In general, few Belgian men served at the front during World War I due to lack of early mobilization by the “not particularly martial country” and the swiftness of Germany’s invasion, according to De Schaepdrijver.
Yet educated young civilian men “marooned” in occupied Belgium were “publicly shamed” and looked down upon for not taking up arms against Germany. University students “were a minority everywhere including in Belgium. You’re looking at one out of 1,000 young men, ages 18-25, in college. A handful of young men, really.”
Post-invasion enlistment – an “extraordinarily dangerous thing to do” -- entailed a risky escape to an unoccupied area in Belgium or to an Allied nation, De Schaepdrijver pointed out. Some young men ended up feeling forced to accept German offers to serve as confidence men.
After the war, cut off from societal respect and social relief made available to those who had worked and served Belgium’s cause, many of these young men enlisted support from American pacifist and social reformer Jane Addams, said De Schaepdrijver. Addams, founder of Chicago’s Hull House, worked with the Commission for Relief in Belgium, headed by future U.S. president Herbert Hoover.
“The more the war is retrospectively defined as having been about nothing, the more [the young men’s] stance becomes avant-garde and rebellious. The fact that they suffered some kind of troubled fate [with] the Belgian state is only going to strengthen that identity” within a decade after the war.
De Schaepdrijver is an associate professor of modern European history at the Pennsylvania State University. The forum was sponsored by the Georgetown University Institute for Global History and the University’s Mortara Center.
Interview with Professor Sophie De Schaepdrijver
"...the Americans cared about us, and that was very important."
By Jean Gossman
Staff Writer
In your paper, you noted that the culture of Belgium’s World War I occupation by Germany does not loom large in national memory. Other than the passing of those who experienced the occupation within living memory, why is this the case?
“For a long time, the whole experience of occupation was not seen as central” to Belgian’s World War I experience, according to De Schaepdrijver. Instead, the German occupation “was a marginalized memory.” But, “with the centenary, things have changed a lot.”
Do you think that World War II subsumed memory of the Great War?
“Yes, [World War II] was a war that was supposedly about something,” and Belgians’ experience of occupation “was something that [they] would link to World War II.”
How would you characterize the Belgian experience and memory of American World War I aid to Belgium through the mid-century postwar period and beyond?
“It was not something that loomed particularly large. [Growing up during the 1960s] I don’t think anybody knew why we have [a boulevard named for U.S. ambassador to Belgium] Brand Whitlock in Brussels, for instance.

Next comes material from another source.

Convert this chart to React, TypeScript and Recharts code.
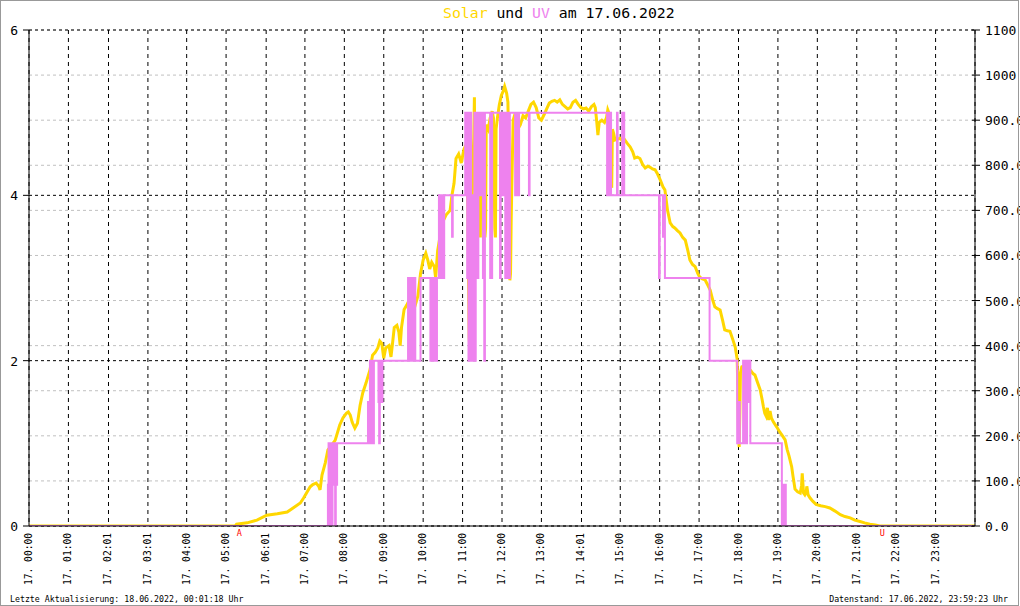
import React from 'react';
import { LineChart, Line, XAxis, YAxis, CartesianGrid, ReferenceDot } from 'recharts';

// ---------- texts ----------
const titleParts = [
  { text: 'Solar', color: '#FFD700' },
  { text: ' und ', color: '#000000' },
  { text: 'UV', color: '#EE82EE' },
  { text: ' am 17.06.2022', color: '#000000' },
];
const footerLeft = 'Letzte Aktualisierung: 18.06.2022, 00:01:18 Uhr';
const footerRight = 'Datenstand: 17.06.2022, 23:59:23 Uhr';

// ---------- axes ----------
const xTickLabels = [
  '17. 00:00', '17. 01:00', '17. 02:01', '17. 03:01', '17. 04:00', '17. 05:00',
  '17. 06:01', '17. 07:00', '17. 08:00', '17. 09:00', '17. 10:00', '17. 11:00',
  '17. 12:00', '17. 13:00', '17. 14:01', '17. 15:00', '17. 16:00', '17. 17:00',
  '17. 18:00', '17. 19:00', '17. 20:00', '17. 21:00', '17. 22:00', '17. 23:00',
];
const uvTicks = [0, 2, 4, 6];
const solarTicks = [0, 100, 200, 300, 400, 500, 600, 700, 800, 900, 1000, 1100];
const sunEvents = [
  { minute: 320, label: 'A' },
  { minute: 1299, label: 'U' },
];

// ---------- series: Solar (W/m², minutes after midnight) ----------
const solarMinutes = [
  0, 314, 316, 332, 347, 362, 378, 393, 402, 413, 418, 422, 428, 432, 437, 441, 443, 446, 451, 455,
  460, 466, 473, 478, 483, 486, 489, 492, 496, 500, 504, 508, 513, 519, 523, 527, 531, 534, 537, 540,
  543, 548, 551, 553, 556, 560, 563, 565, 567, 571, 575, 580, 584, 588, 592, 596, 600, 604, 607, 610,
  613, 617, 619, 622, 626, 630, 635, 641, 644, 647, 650, 654, 658, 662, 665, 667, 668, 669, 670, 671,
  672, 673, 675, 677, 678, 679, 680, 681, 682, 684, 686, 687, 688, 690, 692, 694, 695, 696, 699, 702,
  705, 707, 709, 710, 711, 713, 716, 719, 722, 724, 727, 729, 731, 732, 733, 734, 735, 737, 740, 744,
  748, 752, 756, 760, 764, 768, 772, 776, 780, 784, 788, 792, 796, 800, 804, 808, 812, 816, 820, 824,
  828, 832, 836, 840, 844, 848, 852, 856, 860, 862, 864, 866, 868, 872, 876, 879, 881, 883, 885, 886,
  887, 888, 890, 892, 896, 900, 904, 907, 911, 915, 919, 922, 926, 930, 934, 938, 942, 945, 949, 953,
  957, 961, 965, 968, 972, 976, 980, 983, 987, 991, 995, 999, 1003, 1006, 1010, 1014, 1018, 1021, 1025, 1029,
  1033, 1037, 1041, 1044, 1048, 1052, 1056, 1059, 1063, 1067, 1071, 1075, 1078, 1079, 1080, 1081, 1082, 1083, 1085, 1088,
  1090, 1094, 1098, 1102, 1105, 1109, 1113, 1116, 1118, 1120, 1122, 1124, 1126, 1128, 1130, 1133, 1138, 1143, 1147, 1151,
  1154, 1157, 1161, 1163, 1166, 1170, 1174, 1176, 1177, 1178, 1179, 1181, 1183, 1184, 1185, 1186, 1189, 1193, 1198, 1205,
  1212, 1219, 1227, 1235, 1242, 1250, 1257, 1265, 1272, 1280, 1288, 1295, 1440,
];
const solarWatts = [
  0, 0, 4, 7, 13, 24, 27, 31, 40, 51, 62, 72, 87, 92, 95, 88, 80, 113, 140, 169,
  178, 190, 224, 240, 250, 253, 246, 230, 217, 228, 268, 295, 317, 346, 379, 385, 395, 410, 405, 372,
  395, 400, 375, 400, 440, 445, 430, 400, 440, 480, 490, 505, 500, 490, 510, 560, 590, 605, 590, 570,
  585, 575, 550, 610, 645, 675, 690, 700, 735, 760, 815, 825, 805, 835, 845, 790, 700, 560, 420, 395,
  520, 700, 770, 860, 951, 720, 560, 640, 780, 840, 700, 640, 820, 870, 900, 640, 660, 890, 880, 905,
  920, 905, 660, 640, 880, 905, 935, 955, 965, 975, 960, 940, 760, 545, 560, 679, 760, 900, 915, 880,
  890, 910, 905, 920, 935, 940, 928, 905, 900, 912, 925, 938, 942, 944, 940, 945, 935, 930, 925, 928,
  940, 944, 935, 928, 925, 927, 920, 930, 935, 928, 900, 867, 895, 900, 895, 905, 923, 915, 880, 760,
  750, 880, 870, 856, 858, 860, 852, 856, 848, 841, 830, 816, 818, 815, 802, 794, 798, 796, 792, 790,
  780, 767, 752, 745, 700, 672, 664, 661, 655, 650, 640, 634, 610, 590, 580, 575, 560, 552, 548, 546,
  535, 523, 500, 486, 482, 479, 455, 435, 433, 432, 415, 397, 370, 300, 200, 175, 250, 340, 353, 355,
  353, 350, 346, 338, 335, 318, 302, 280, 264, 250, 244, 262, 235, 255, 240, 231, 220, 208, 200, 191,
  170, 155, 131, 110, 82, 76, 73, 90, 117, 95, 73, 69, 75, 88, 78, 69, 62, 55, 48, 45,
  43, 40, 33, 25, 21, 18, 13, 10, 7, 4, 2, 0, 0,
];

// ---------- series: UV index (stepped, minutes after midnight) ----------
const uvMinutes = [
  0, 455, 456, 457, 458, 459, 460, 461, 462, 463, 464, 465, 466, 467, 468, 469,
  516, 517, 519, 520, 521, 522, 523, 524, 525, 532, 533, 534, 535, 536, 537, 538,
  577, 579, 580, 582, 584, 586, 587, 588, 596, 611, 613, 615, 617, 619, 621,
  624, 626, 628, 630, 632, 644, 645,
  664, 665, 666, 667, 668, 669, 670, 671, 672, 673, 674, 675, 676, 677, 678, 679, 680, 681, 682, 683, 684, 685,
  686, 687, 688, 689, 690, 691, 692, 693, 694, 702, 703, 704, 705,
  717, 718, 719, 720, 722, 723, 725, 726, 727, 728, 729, 730, 731, 732,
  740, 741, 742, 743, 745, 746, 761, 762,
  880, 881, 882, 883, 884, 885, 886, 895, 896, 903, 904, 905, 906,
  959, 960, 965, 966, 968, 1036,
  1078, 1079, 1080, 1081, 1082, 1087, 1088, 1089, 1090, 1091, 1092, 1093, 1094, 1095, 1096, 1097, 1098,
  1146, 1147, 1148, 1149, 1150, 1151, 1152, 1440,
];
const uvIndex = [
  0, 0.5, 1, 0, 1, 0.5, 1, 0, 1, 0.5, 1, 0.5, 0, 1, 0.5, 1,
  1.5, 1, 2, 1, 2, 1, 2, 1, 2, 1.5, 1, 2, 1.5, 2, 1.5, 2,
  3, 2, 3, 2, 3, 2, 3, 2, 3, 2, 3, 2, 3, 2, 3,
  4, 3, 4, 3, 4, 3.5, 4,
  5, 4, 5, 3, 5, 2, 4, 2, 5, 2, 3, 2, 4, 2, 5, 2, 4, 3, 5, 3, 5, 4,
  5, 4, 5, 4, 5, 3, 5, 2, 5, 3, 5, 3, 5,
  3, 5, 4, 5, 4, 5, 3, 5, 3, 5, 3, 5, 3, 5,
  4, 5, 4, 5, 4, 5, 4, 5,
  4, 5, 4, 5, 4, 5, 4, 5, 4, 5, 4, 5, 4,
  3, 4, 3.5, 4, 3, 2,
  1, 1.5, 1, 1.5, 1, 2, 1, 2, 1, 2, 1, 2, 1.5, 2, 1.5, 2, 1,
  0, 0.5, 0, 0.5, 0, 0.5, 0, 0,
];

const solarData = solarMinutes.map((m, i) => ({ m, v: solarWatts[i] }));
const uvData = uvMinutes.map((m, i) => ({ m, v: uvIndex[i] }));
const xTickMinutes = xTickLabels.map((l) => {
  const [h, mm] = l.slice(4).split(':');
  return Number(h) * 60 + Number(mm);
});

const MONO = '"DejaVu Sans Mono", "Liberation Mono", monospace';
const W = 1020;
const H = 606;
const PLOT_LEFT = 29;
const PLOT_RIGHT = 975;
const PLOT_TOP = 30;
const PLOT_BOTTOM = 526;

const XTick = (props: any) => {
  const { x, index } = props;
  const px = x + 3;
  const py = PLOT_BOTTOM + 7;
  return (
    <text
      x={px}
      y={py}
      transform={`rotate(-90 ${px} ${py})`}
      textAnchor="end"
      fontFamily={MONO}
      fontSize={9.6}
      fill="#000"
    >
      {xTickLabels[index]}
    </text>
  );
};

const LeftTick = (props: any) => {
  const { y, payload } = props;
  return (
    <g>
      <line x1={PLOT_LEFT - 6} x2={PLOT_LEFT} y1={y} y2={y} stroke="#000" strokeWidth={1} />
      <text x={18} y={y + 5} textAnchor="end" fontFamily={MONO} fontSize={13} fill="#000">
        {payload.value}
      </text>
    </g>
  );
};

const RightTick = (props: any) => {
  const { y, payload } = props;
  const v = payload.value as number;
  const label = v >= 1000 ? String(v) : v.toFixed(1);
  return (
    <g>
      <line x1={PLOT_RIGHT - 3} x2={PLOT_RIGHT + 5} y1={y} y2={y} stroke="#000" strokeWidth={1} />
      <text x={PLOT_RIGHT + 10} y={y + 5} textAnchor="start" fontFamily={MONO} fontSize={13} fill="#000">
        {label}
      </text>
    </g>
  );
};

export default function App() {
  return (
    <div style={{ position: 'absolute', left: 0, top: 0, width: W, height: H, background: '#fff' }}>
      <LineChart
        width={W}
        height={H}
        margin={{ top: PLOT_TOP, right: 0, bottom: 0, left: 0 }}
      >
        <CartesianGrid xAxisId="t" yAxisId="solar" vertical={false} stroke="#c0c0c0" strokeDasharray="3 3" />
        <CartesianGrid xAxisId="t" yAxisId="uv" vertical={false} stroke="#000" strokeDasharray="3 3" />
        <CartesianGrid xAxisId="t" yAxisId="uv" horizontal={false} stroke="#000" strokeDasharray="4 4" />
        <XAxis
          xAxisId="t"
          type="number"
          dataKey="m"
          domain={[0, 1440]}
          ticks={xTickMinutes}
          interval={0}
          height={H - PLOT_BOTTOM}
          tickLine={false}
          axisLine={{ stroke: '#000' }}
          tick={<XTick />}
          allowDataOverflow
        />
        <YAxis
          yAxisId="uv"
          orientation="left"
          width={PLOT_LEFT}
          domain={[0, 6]}
          ticks={uvTicks}
          interval={0}
          tickLine={false}
          axisLine={{ stroke: '#000' }}
          tick={<LeftTick />}
          allowDataOverflow
        />
        <YAxis
          yAxisId="solar"
          orientation="right"
          width={W - PLOT_RIGHT}
          domain={[0, 1100]}
          ticks={solarTicks}
          interval={0}
          tickLine={false}
          axisLine={{ stroke: '#000' }}
          tick={<RightTick />}
          allowDataOverflow
        />
        <Line
          xAxisId="t"
          yAxisId="solar"
          data={solarData}
          dataKey="v"
          type="linear"
          stroke="#FFD700"
          strokeWidth={3}
          dot={false}
          activeDot={false}
          isAnimationActive={false}
        />
        <Line
          xAxisId="t"
          yAxisId="uv"
          data={uvData}
          dataKey="v"
          type="stepAfter"
          stroke="#EE82EE"
          strokeWidth={2}
          dot={false}
          activeDot={false}
          isAnimationActive={false}
        />
        {sunEvents.map((e) => (
          <ReferenceDot
            key={e.label}
            xAxisId="t"
            yAxisId="uv"
            x={e.minute}
            y={0}
            r={0}
            ifOverflow="visible"
            shape={(p: any) => (
              <text x={p.cx} y={p.cy + 10} textAnchor="middle" fontFamily={MONO} fontSize={8.5} fill="#ff0000">
                {e.label}
              </text>
            )}
          />
        ))}
      </LineChart>
      <svg
        width={W}
        height={H}
        style={{ position: 'absolute', left: 0, top: 0, pointerEvents: 'none' }}
      >
        <rect x={0.5} y={0.5} width={W - 2} height={H - 1} fill="none" stroke="#999" strokeWidth={1} />
        <text x={443} y={18} fontFamily={MONO} fontSize={14.8} style={{ whiteSpace: 'pre' }}>
          {titleParts.map((p, i) => (
            <tspan key={i} fill={p.color}>{p.text}</tspan>
          ))}
        </text>
        <text x={10} y={602} fontFamily={MONO} fontSize={8.25} fill="#000" style={{ whiteSpace: 'pre' }}>
          {footerLeft}
        </text>
        <text x={1008} y={602} textAnchor="end" fontFamily={MONO} fontSize={8.25} fill="#000" style={{ whiteSpace: 'pre' }}>
          {footerRight}
        </text>
      </svg>
    </div>
  );
}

Has awareness changed in recent years?
During the present centennial commemorative period, “there is a general revival of [interest in] World War I across Europe.” Moreover, after Belgium suspended the draft in the 1990s, the country looked back to “a time of deep military mobilization and realized an era has come to an end.
What lessons can be taken from your scholarship on the occupation?
“War always has unintended consequences. The state matters. What I mean by that, what I’ve explored in my paper, is a firm belief in the endurance of the Belgian state. This belief was expressed in the absence of the Belgian state [during the occupation] because there was no government. Yet civil society carried on in the firm belief that [the government] would be reconstituted, as indeed it was.
“I think the framework matters in which people [express] solidarity, feel themselves to be citizens. There was a belief that the framework [worked] for us. Which is not the same as flag-waving patriotism, necessarily. It’s a belief that as a citizen there is a framework that works for you. That is something that I saw very clearly in Belgians’ experience in this war. The vast majority of citizens were not ready to accept that that framework [of the state] would be taken away.
“My general point is that you can have a lot of heroism and good will, but you need a firm framework for it, and the majority of Belgian citizens felt that the framework did exist” during the occupation – “the concrete presence of the Belgian state, with the constitution and [national] institutions.” De Schaepdrijver noted that after the war and restoration of the state, Belgium established universal manhood suffrage and set taxes on war profiteering.
What was the Belgian view of America and its involvement in World War I during and immediately after that conflict?
“What you see in occupied Belgium is the sense ... that the Americans cared about us, and that was very important.” Belgians began to celebrate Valentine’s Day, “which was unknown” earlier and considered an American holiday.
“Many Belgians” expressed their gratitude for American food aid by “beautifully” embroidering the flour bags, which were returned to the American Commission for Relief in Belgium. The commission then sold the bags for fundraising. Today, “you see them here [in U.S. historical] collections. For example, the Hoover Library has several beautiful specimens.”
After the war, “America was cool – the coolest country.” Belgians “were proud that this great country had taken an interest in them and come to their aid.”
Jean Gossman is a volunteer at the United States World War One Centennial Commission.